7Dans la deuxième partie de l’ouvrage, les auteurs se questionnent sur la conceptualisation journalistique et la ligne éditoriale de l’espace urbain. Sophie Corbillé et Emmanuelle Fantin évoquent un Paris, présent dans toute la presse comme un mythe et une attraction commerciale internationale en marche vers le progrès. L’Exposition universelle de 1855 aide à textualiser la ville et à en constituer le sens. C’est la première fête de l’industrie et des arts favorable à la construction de la ville, à l’essor du capitalisme et du monde médiatique et à la floraison des industries culturelles de masse. Les récits médiatiques prennent part à la construction de la ville et nous rapportent tous les changements présents dans les représentations parisiennes. La Presse, journal d’Émile de Girardin, montre Paris comme produit symbolique et marchand. Elle expose un Paris politique, culturel et marchand et met en avant le système capitaliste et libéral en vigueur dans les Expositions universelles du xixe siècle. Le marché, la production et la consommation, le travail, la compétition, la libre circulation et la propriété privée intellectuelle sont les piliers de la société. Elle met en exergue l’activité commerçante parisienne renforcée par l’Exposition universelle comme un élan de l’activité publicitaire qui profite à tous : le renouvellement de l’offre par un approvisionnement direct, la récupération par les magasins d’objets de l’Exposition pour conforter leur notoriété. L’Exposition devient un label commercial. Paris, pour être le berceau d’Expositions, du commerce de marchandises et des productions médiatiques doit s’organiser administrativement par ses infrastructures, touristiquement par des guides prêts à l’emploi, littérairement et esthétiquement par la présence de grands magasins et de monuments.
8Hécate Vergopoulos à travers l’épisode des rats montre que progrès et pauvreté cohabitent à Paris. Les représentations de Paris, sur les rats et les médias sont liés. Il y aurait incompatibilité entre les rats et sa modernité. Paris est une ville urbaine moderne modelée par le capitalisme industriel et financier du xixe siècle. La Presse de Girardin fait un portrait des rats, puis des rats parisiens face au progrès au début des années 1890 et enfin établit un lien entre les rats parisiens et la modernité alimentant les représentations urbaines. La Presse soulève la question des rats à travers les dangers sanitaires et de subsistances. Elle reprend le cas des rats dressés de Durov humanisés, dotés qui deviennent d’une intelligence anormale, et reproduisant les préjugés de classes sociales et de genres. Le progrès permet de domestiquer par des procédés politiques, économiques, industriels, technologiques et sociaux. Dans les années 1880, Paris est florissante par ses infrastructures et par son hygiène. La présence des rats signale la misère urbaine et s’oppose à la modernité. La tendance actuelle serait de faire accepter la valeur du vivant sous toutes ses formes.
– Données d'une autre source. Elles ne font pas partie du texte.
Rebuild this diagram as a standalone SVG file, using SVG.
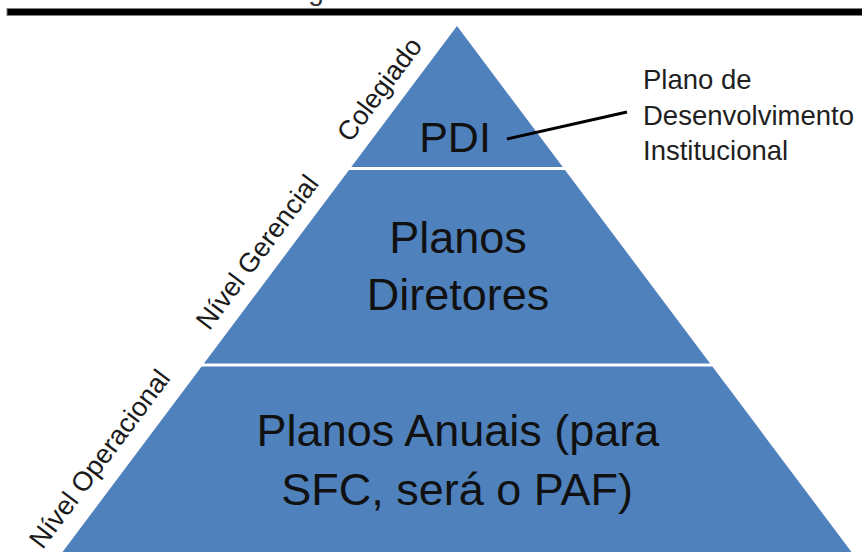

9Karine Berthelot-Guiet nous retrace le Paris publicitaire du xixe siècle sur les traces de Walter Benjamin par une production marchande subsistant grâce à la publicité. La banque, la politique, le médiatique, le publicitaire et le marchand sont inséparables. Paris connaît le développement des industries médiatiques et des activités marchandes. Girardin utilise le feuilleton pour vendre de l’espace publicitaire et pour attirer le lectorat. Boucicaut crée les grands magasins redéfinissant le monde marchand. Le journal, le grand magasin et l’Exposition universelle offrent à la publicité un piédestal. La pensée de Walter Benjamin sur les questions de la marchandise, de la consommation et de la publicité en vient à poser la publicité comme ayant un rôle économique d’enfermement du système capitaliste. Elle manipule et crée des besoins inexistants tout en influant le comportement des consommateurs. Comme Baudrillard, il critique un conditionnement total du consommateur. Le public s’accapare de la marchandise lors des Expositions universelles, précurseures de l’industrie du divertissement. La marchandise est personnifiée. Cette identification à la marchandise devient une identification à la valeur d’échange. Benjamin parle de la publicité sous deux angles : la publicité des affiches et la publicité des journaux. La publicité concerne la présentation de la marchandise mais aussi la présentation de la ville capitale. Elle fait de la marchandise une spécialité par sa présentation et son discours avec la complicité des Expositions universelles. Elle vend du rêve en dissimulant le caractère marchand de la marchandise. Elle s’assimile alors à l’art. Le modern style personnifie la marchandise en lui donnant un aura et Paris se fait la capitale de l’aura de la marchandise.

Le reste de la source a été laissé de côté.